By trial and error, Thompson discovered he could dig a 4 ft. (1.2 m) wide, 25- to 30-ft. (7.5 to 9 m) long trench, line it with filter fabric, layer the bottom with 30- to 50-lb. (14 to 23 kg) grade stone, and then place the 4- to 5-ton (3.6 to 4.5 t) toe stones before the tide returned. The action of the returning tide neatly filled the trench with sand around the toe stones, providing a perfect erosion barrier at the base of the revetment.

Attaching a Bodine heavy-duty grapple to his Yutani 240 hydraulic excavator allowed Thompson to take maximum advantage of his window of opportunity. “Maneuvering the rocks with a bucket or using chains was both clumsy and dangerous, and we could never precisely place the rock; the finished revetment is much neater when constructed with a grapple, and the grapple takes much less time.” said Thompson.

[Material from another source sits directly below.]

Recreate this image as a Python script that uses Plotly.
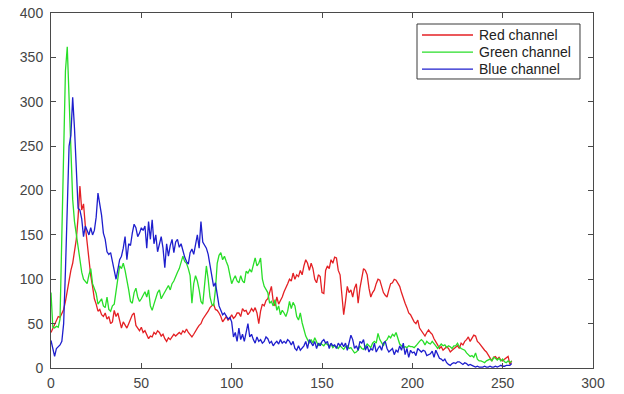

“The grapple allows me not only to quickly construct the base, but it also allows me to piece together the 3- to 4-ton capstones, all the way up the embankment, like a jigsaw puzzle,” he added.

Thompson would normally construct a 20-ft. (6 m) high barrier, the private, $150,000 contract specified the barrier be 45 ft. (13 m) high at one end to protect the neighbor’s sea wall from erosion.

According to Rick Heiser, project foreman, the contract started in January and finished in early May. “Without the Bodine grapple, we would have been working all summer,” he said. “After the fabric and base stone is laid on the hillside, it’s child’s play to fit in the capstones with the grapple, and sometimes, in nice weather, it’s even fun.”

Stan Thompson, along with his brother John, started Thompson Brothers Pile Corp. in 1972, specializing in all types of marine construction, including but not limited to timber and steel bulk-heading, docks and marinas. In the late 1970s, John Thompson broke away, moved to Las Vegas and started Thompson Machinery Sales, a dealership in heavy construction equipment.

In the late 1980s, Stan began to specialize in stone work.